Nürnbergs Mathenia sieht nach Notbremse die Rote Karte
Knackpunkt der trotz der langen Spielpause temporeichen und durchaus ansehnlichen Partie war die 52. Minute: Becker schickte Henk Veerman mit einem Steilpass in Richtung Nürnberger Tor. Der 2,01-Meter-Riese legte den Ball am heranstürmenden Club-Keeper Christian Mathenia vorbei, der Veerman vor dem Sechzehner zu Fall brachte. Doch erst nach Videobeweis entschied Schiedsrichter Daniel Siebert auch tatsächlich auf Foul, Notbremse und Platzverweis für Mathenia.

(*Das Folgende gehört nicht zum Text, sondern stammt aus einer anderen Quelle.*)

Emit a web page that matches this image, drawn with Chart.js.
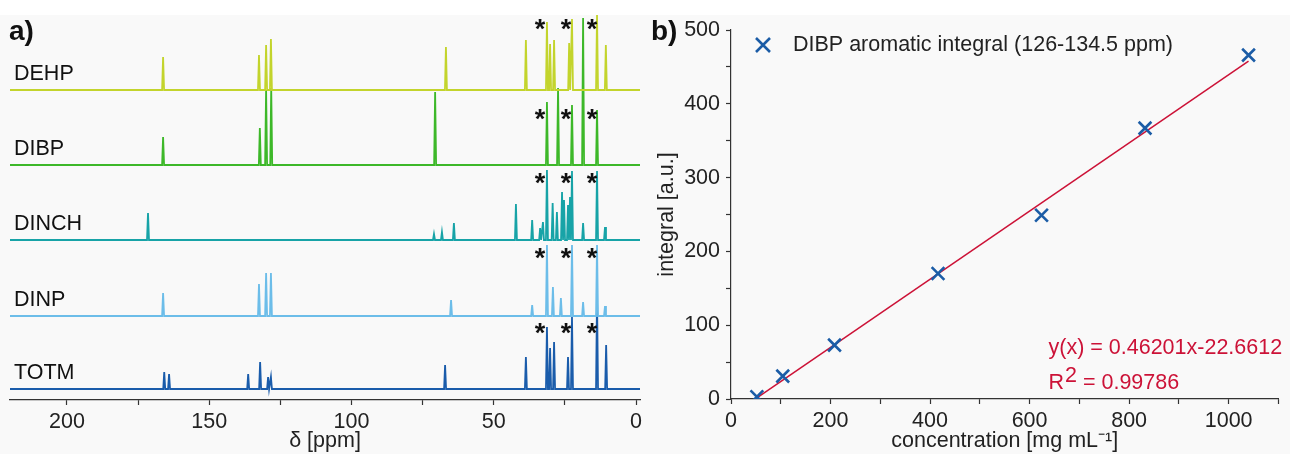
<!DOCTYPE html>
<html>
<head>
<meta charset="utf-8">
<script src="https://cdn.jsdelivr.net/npm/chart.js@4"></script>
<style>
  body { margin: 0; width: 1290px; height: 454px; background: #f9f9f9; position: relative; overflow: hidden;
         font-family: Arial, "Liberation Sans", sans-serif; }
  #strip { position: absolute; left: 0; top: 0; width: 1290px; height: 15px; background: #fff; }
  canvas { position: absolute; top: 0; }
  #specChart { left: 0; }
  #calChart { left: 650px; }
  .tag { position: absolute; font-weight: bold; font-size: 28px; color: #111; line-height: 1; }
</style>
</head>
<body>
<div id="strip"></div>
<canvas id="specChart" width="650" height="454"></canvas>
<canvas id="calChart" width="640" height="454"></canvas>
<div class="tag" style="left:9px;top:17px">a)</div>
<div class="tag" style="left:651px;top:17px">b)</div>
<script>
// ---- panel a: 13C NMR spectra, peaks as [ppm, height] ----
const ppmMin = -1.4, ppmMax = 220;
const compounds = ['DEHP', 'DIBP', 'DINCH', 'DINP', 'TOTM'];
const peaksDEHP = [[166.2, 33], [132.5, 35], [130, 45], [128.3, 51], [66.8, 43], [38.7, 50], [31.3, 68],
  [30.2, 46], [28.8, 50], [23.5, 47], [22.5, 71], [13.7, 75], [10.6, 45]];
const peaksDIBP = [[166.2, 28], [132.2, 37], [130, 75], [128.2, 77], [70.6, 73], [31.3, 63], [27.4, 77],
  [22.5, 60], [18.6, 147], [13.7, 55]];
const peaksDINCH = [[171.5, 27], [71, 6], [68.2, 8], [64, 17], [42.2, 36], [36.5, 20], [33.7, 12], [32.7, 18],
  [31.3, 70], [29.3, 37], [27.8, 28], [26, 48], [25.3, 40], [23.9, 35], [23.2, 43], [22.5, 69], [18.6, 17],
  [13.7, 69], [10.9, 13]];
const peaksDINP = [[166.2, 23], [132.5, 32], [130, 43], [128.3, 43], [65, 16], [36.5, 11], [31.3, 71],
  [29.2, 29], [26.4, 18], [22.5, 71], [18.6, 14], [13.7, 71], [10.9, 10]];
const peaksTOTM = [[165.8, 17], [164.1, 15], [136.3, 15], [132.1, 27], [129.3, 12], [128.3, 12], [67.1, 24],
  [38.7, 32], [31.3, 62], [30.2, 41], [28.8, 47], [23.9, 32], [22.5, 72], [13.7, 92], [10.5, 44]];
const starPpm = [33.7, 24.6, 15.5];

// ---- panel b: calibration ----
const concentration = [52, 104, 208, 416, 624, 832, 1040];
const integral = [3, 31, 73, 170, 249, 367, 466];
const fitX = [52, 1040];
const fitY = [1.4, 457.8];

// layout / styling
const FONT = 'Arial, "Liberation Sans", sans-serif';
const FS = 21.5;
const traceStyle = {
  DEHP:  { peaks: peaksDEHP,  off: 310, color: '#c3d42c', star: 68 },
  DIBP:  { peaks: peaksDIBP,  off: 235, color: '#3db829', star: 53 },
  DINCH: { peaks: peaksDINCH, off: 160, color: '#17a3a7', star: 64 },
  DINP:  { peaks: peaksDINP,  off: 84,  color: '#6cbde9', star: 65 },
  TOTM:  { peaks: peaksTOTM,  off: 11,  color: '#1a5cab', star: 63 }
};

function spectrum(peaks, off) {
  const pts = [{ x: ppmMax, y: off }];
  peaks.slice().sort((a, b) => b[0] - a[0]).forEach(([p, h]) => {
    pts.push({ x: p + 0.35, y: off }, { x: p, y: off + h }, { x: p - 0.35, y: off });
  });
  pts.push({ x: ppmMin, y: off });
  return pts;
}

const specLabels = {
  id: 'specLabels',
  afterDatasetsDraw(chart) {
    const { ctx, chartArea, scales } = chart;
    ctx.save();
    compounds.forEach(name => {
      const t = traceStyle[name];
      ctx.fillStyle = '#111';
      ctx.font = FS + 'px ' + FONT;
      ctx.textAlign = 'left';
      ctx.textBaseline = 'middle';
      ctx.fillText(name, chartArea.left + 4, scales.y.getPixelForValue(t.off + 16));
      ctx.font = 'bold 27px ' + FONT;
      ctx.textAlign = 'center';
      ctx.textBaseline = 'alphabetic';
      starPpm.forEach(p => {
        ctx.fillText('*', scales.x.getPixelForValue(p), scales.y.getPixelForValue(t.off + t.star) + 16);
      });
    });
    ctx.restore();
  }
};

new Chart(document.getElementById('specChart'), {
  type: 'line',
  data: {
    datasets: compounds.map(name => ({
      label: name,
      data: spectrum(traceStyle[name].peaks, traceStyle[name].off),
      borderColor: traceStyle[name].color,
      borderWidth: 1.8,
      pointRadius: 0,
      tension: 0
    }))
  },
  options: {
    responsive: false,
    animation: false,
    devicePixelRatio: 1,
    layout: { padding: { left: 10, right: 10, top: 12, bottom: 0 } },
    plugins: { legend: { display: false }, tooltip: { enabled: false } },
    scales: {
      x: {
        type: 'linear', reverse: true, min: ppmMin, max: ppmMax,
        afterFit: s => { s.height = 54; },
        border: { display: true, color: '#333', width: 1.2 },
        grid: { drawOnChartArea: false, tickLength: 5, tickColor: '#333', tickWidth: 1.2 },
        ticks: {
          stepSize: 25, includeBounds: false, padding: 4, color: '#222', maxRotation: 0, autoSkip: false,
          font: { family: FONT, size: FS },
          callback: v => (v % 50 === 0 ? v : '')
        },
        title: { display: true, text: 'δ [ppm]', color: '#222', font: { family: FONT, size: FS }, padding: 0 }
      },
      y: { display: false, min: 0, max: 388 }
    }
  },
  plugins: [specLabels]
});

const calNotes = {
  id: 'calNotes',
  afterDatasetsDraw(chart) {
    const { ctx, chartArea, scales } = chart;
    ctx.save();
    // legend
    const lx = chartArea.left + 32, ly = chartArea.top + 15;
    ctx.strokeStyle = '#1b5ca6';
    ctx.lineWidth = 2.6;
    ctx.beginPath();
    ctx.moveTo(lx - 7, ly - 7); ctx.lineTo(lx + 7, ly + 7);
    ctx.moveTo(lx + 7, ly - 7); ctx.lineTo(lx - 7, ly + 7);
    ctx.stroke();
    ctx.fillStyle = '#222';
    ctx.font = FS + 'px ' + FONT;
    ctx.textBaseline = 'middle';
    ctx.fillText(chart.data.datasets[0].label, lx + 30, ly);
    // fit equation
    const ex = scales.x.getPixelForValue(638);
    ctx.fillStyle = '#cc1237';
    ctx.fillText('y(x) = 0.46201x-22.6612', ex, scales.y.getPixelForValue(69));
    const ry = scales.y.getPixelForValue(22);
    ctx.fillText('R', ex, ry);
    const rw = ctx.measureText('R').width;
    ctx.fillText('2', ex + rw + 1, ry - 7);
    ctx.fillText(' = 0.99786', ex + rw + 1 + ctx.measureText('2').width, ry);
    ctx.restore();
  }
};

new Chart(document.getElementById('calChart'), {
  type: 'scatter',
  data: {
    datasets: [{
      label: 'DIBP aromatic integral (126-134.5 ppm)',
      data: concentration.map((c, i) => ({ x: c, y: integral[i] })),
      pointStyle: 'crossRot',
      pointRadius: 9,
      borderColor: '#1b5ca6',
      pointBorderWidth: 2.6,
      order: 1
    }, {
      type: 'line',
      label: 'fit',
      data: fitX.map((c, i) => ({ x: c, y: fitY[i] })),
      borderColor: '#cc1237',
      borderWidth: 1.5,
      pointRadius: 0,
      order: 2
    }]
  },
  options: {
    responsive: false,
    animation: false,
    devicePixelRatio: 1,
    layout: { padding: { left: 0, right: 5, top: 30, bottom: 0 } },
    plugins: { legend: { display: false }, tooltip: { enabled: false } },
    scales: {
      x: {
        type: 'linear', min: 0, max: 1100,
        afterFit: s => { s.height = 55; },
        border: { display: true, color: '#333', width: 1.2 },
        grid: { drawOnChartArea: false, tickLength: 5, tickColor: '#333', tickWidth: 1.2 },
        ticks: {
          stepSize: 100, includeBounds: false, padding: 4, color: '#222', maxRotation: 0, autoSkip: false,
          font: { family: FONT, size: FS },
          callback: v => (v % 200 === 0 ? v : '')
        },
        title: { display: true, text: 'concentration [mg mL⁻¹]', color: '#222', font: { family: FONT, size: FS }, padding: 0 }
      },
      y: {
        type: 'linear', min: 0, max: 500,
        afterFit: s => { s.width = 81; },
        border: { display: true, color: '#333', width: 1.2 },
        grid: { drawOnChartArea: false, tickLength: 5, tickColor: '#333', tickWidth: 1.2 },
        ticks: {
          stepSize: 50, includeBounds: false, padding: 6, color: '#222', autoSkip: false,
          font: { family: FONT, size: FS },
          callback: v => (v % 100 === 0 ? v : '')
        },
        title: { display: true, text: 'integral [a.u.]', color: '#222', font: { family: FONT, size: FS }, padding: { top: 4, bottom: 0 } }
      }
    }
  },
  plugins: [calNotes]
});
</script>
</body>
</html>
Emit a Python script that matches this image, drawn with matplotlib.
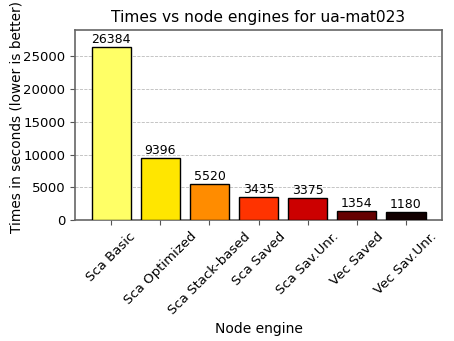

Luhukay: „Es fehlte die Genauigkeit“
„Die Rote Karte hat uns das Leben deutlich einfacher gemacht“, wusste Kapitän Daniel Buballa um den Vorteil der Überzahl, die Nürnbergs Dominanz im Mittelfeld brach. Mit einem Mann mehr auf dem Platz lautete die Torschussbilanz 6:1 für St. Pauli, vor dem Platzverweis 7:13. Die Brau-Weißen agierten in der Folge druckvoller, aber „wenn es gefährlich wurde, fehlte die letzte Genauigkeit“, bemängelte Luhukay.
Viktor Gyökeres sorgt für die Erlösung
Es passte, dass eine feine Einzelaktion von Viktor Gyökeres die Erlösung brachte, der ein Solo auf der linken Seite mit einem trockenen, platzierten Distanzschuss ins lange untere Eck krönte.
„Wir sind am Ende der glückliche Gewinner“, wusste Luhukay. „Aber wenn man weiß, wie wichtig so ein erstes Spiel ist, freue ich mich für die Mannschaft.“
Ein wichtiger Sieg. Wertvoll. Aber ohne Fans, da waren sich alle einig, allenfalls halb so schön.